Adaptando um original de Zoran Zivkovic, o
T&L em peso esteve ontem numa representação que anunciara – «
Biblioteca Infernal» –, levada a efeito pelo «DireitoàCena», Grupo de Teatro da Faculdade de Direito da Universidade do Porto.
A singularidade e beleza únicas do espaço que serviu de cenário – a Biblioteca da Faculdade – foram solo fecundo para um texto que nos interroga de modo profundo. A leitura,
rectior, a ausência dela, se entendida como um crime capaz de conduzir um ser humano à condenação infernal, aplicada em «medida de coacção» exactamente proporcional à inexistência de hábitos de leitura do arguido, de imediato condenado é, de per se, uma ideia genial. Associar-lhe a reflexão de que «todas as épocas têm o seu inferno» e rejeitar
clichés sobre esse local demoníaco, fazendo-nos ponderar se as nossas vidas, tal como as vivemos (ou não vivemos), são já, elas próprias, um inferno, encerra uma mensagem que não pode senão deixar-nos inquietos.
Se a isto juntarmos poesia e prosa dos mais representativos Autores nacionais e estrangeiros, desde «As
Farpas» de Ortigão e Eça, à «Biblioteca» de Umberto Eco, passando pelo inevitável Pessoa em «Ai que prazer» e as deslumbrantes «Queixas e imprecações de um condenado à morte», de Ary dos Santos, ditos por actores
amadores, no sentido de verdadeiros
amantes da arte de representar e de dizer literatura, então a sala de Penal encheu-se, por entre exasperadas perspectivas ético-retributivas iniciais, de um krausismo regenerador (aqui estavam eles, respondendo às «Farpas»…).
O Grupo de Teatro que já nos habituou a um magnífico brinde de Kafkfa em «O Processo» e a uma «Medeia» de assinalável nível é uma certeza.
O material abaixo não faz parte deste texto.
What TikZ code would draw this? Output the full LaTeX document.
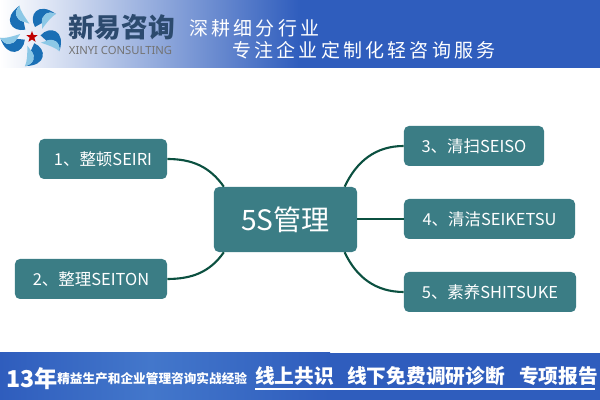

E não o digo quase
a domino, pelos laços que me ligam a quase todos os actores. Quem, no final da adaptação de Zivkovic, de forma tão comovente, passa a mensagem de que os julgadores são, por rectas contas, seres iguais ao condenado, também sentenciados a uma eternidade assustadora, faz do teatro uma forma de expressão de sentimentos que doem, numa dor gostosa.
Tanto que cheguei a casa e não pude conter a escrita numa catarse de algo que trouxe (ou que já se encontrava) dentro de mim, ao som pungente da
Suite n.º 3, em Dó maior, BWV 1068, de Johann Sebastian Bach.